Belgian Woman Loses €3,600 After CASH Point Deposit Goes Wrong
A Belgian business owner spent a month fighting to recover €3,600 after a CASH Point terminal accepted her deposit but failed to credit the full amount to her account. Katrien Stes (37), co-owner of a brasserie in Loenhout, Antwerp province, was passed between the ATM operator Batopin and her bank KBC for weeks before the money was returned — only after she contacted the press.

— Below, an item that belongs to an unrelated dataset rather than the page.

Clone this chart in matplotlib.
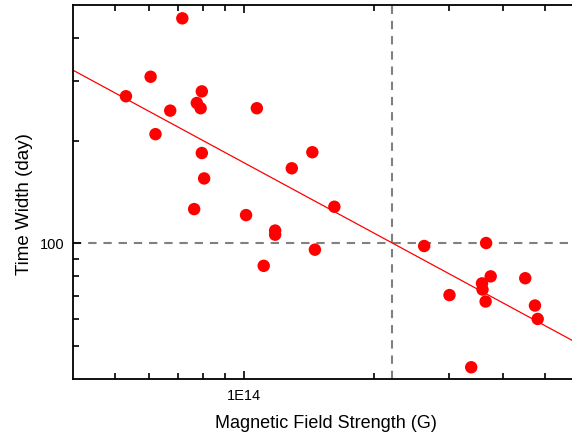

According to Het Laatste Nieuws, Stes attempted to deposit €3,800 in cash — proceeds from a busy holiday period — at a CASH Point in Wuustwezel in early May 2026. The machine accepted the money but immediately experienced a technical fault. A ticket was issued stating the funds were safe, but it did not specify the deposited amount. Only €200 appeared in her account.
“I was passed from pillar to post,” Stes told HLN consumer expert Safia Yachou. “The machine accepted the money, but immediately after there was a technical fault. Only 200 euros was deposited. Where was the other 3,600 euros?”
A Pattern of Complaints
Stes’ case is not an isolated incident. Research by HLN reveals a recurring pattern of problems with Batopin’s CASH Point network spanning more than a year. In May 2025, Alain Plouvier, a newsagent in Vilvoorde, lost €16,500 after a Batopin ATM swallowed his cash and bank card. HLN reported that Plouvier’s money was only returned after he threatened legal action through the UNIZO business organization.
In Merchtem, the local CASH Point has been a source of ongoing frustration. VRT NWS reported in January 2026 that the municipality received dozens of complaints about swallowed bank cards and transaction times of up to seven minutes. Despite Batopin promising fixes, problems persisted. In February 2026, Alderman Nathalie Hellinckx lost €850 after a deposit at the same location, as VRT NWS documented.
The Accountability Gap
The shared ATM model creates a structural accountability gap. Batopin — a consortium of Belgium’s four largest banks (Belfius, BNP Paribas Fortis, ING, and KBC) — operates the machines but directs customers to their banks. Banks investigate but cannot directly access Batopin’s systems. Customers are caught in the middle.
Stes described being passed between Batopin and KBC for weeks. The promised resolution timeline was extended from 10 to 25 working days. In desperation, she filed a police complaint, where she was told the money was legally “in transaction.” Only after contacting HLN’s news tip line did KBC call back within one hour to say the funds had been found. The money was credited the following Monday, June 8.
“That 3,600 euros was part of the money we work with daily. It didn’t lead to a financial crisis, but it did lead to a month of uncertainty,” Stes said.
Batopin’s Response
Marie Janart, Commercial Director at Batopin, emphasized that money is never lost. “Once deposited, it’s in the machine. The money is never lost, even during a fault,” she told HLN.
According to Batopin, 99.95% of deposits proceed without issues. Only 0.05% encounter problems. For withdrawals, the error rate is 0.01%. Over two-thirds of failed deposits are caused by incorrect insertion of cash bundles — paperclips, rubber bands, coins, folded notes, or too many notes at once. Failed withdrawals often occur when customers walk away before the 30-second window expires.
However, data provided exclusively to HLN by Belfius tells a broader story. In 2025, Belfius received 2,934 reports of failed deposits at CASH Points. In the first half of 2026 alone, that number already stands at 1,504. For failed withdrawals, the figures are 2,066 in 2025 and 1,139 so far in 2026. The numbers are rising as the CASH Point network expands — from 910 locations currently to a target of 1,065 by 2027.
Growing Trust Deficit
Batopin acknowledges that 70% of cases are resolved within 10 working days, but the remaining 30% can take significantly longer — particularly when an external cash transport company must inspect the machine. The company says it is now working with banks to improve customer communication during the resolution process.
For affected customers, however, the damage to trust is already done. Ann De Petter (35) from Balen, who waited two months for Belfius to refund €250 from a failed withdrawal, told HLN: “Since then, I no longer withdraw money from such CASH points.”
As Belgium’s banking sector consolidates its ATM infrastructure under Batopin, the question remains whether the consortium can address these systemic issues before consumer confidence in the cash network erodes further. For small business owners like Katrien Stes, who rely on daily cash deposits, the stakes could not be higher.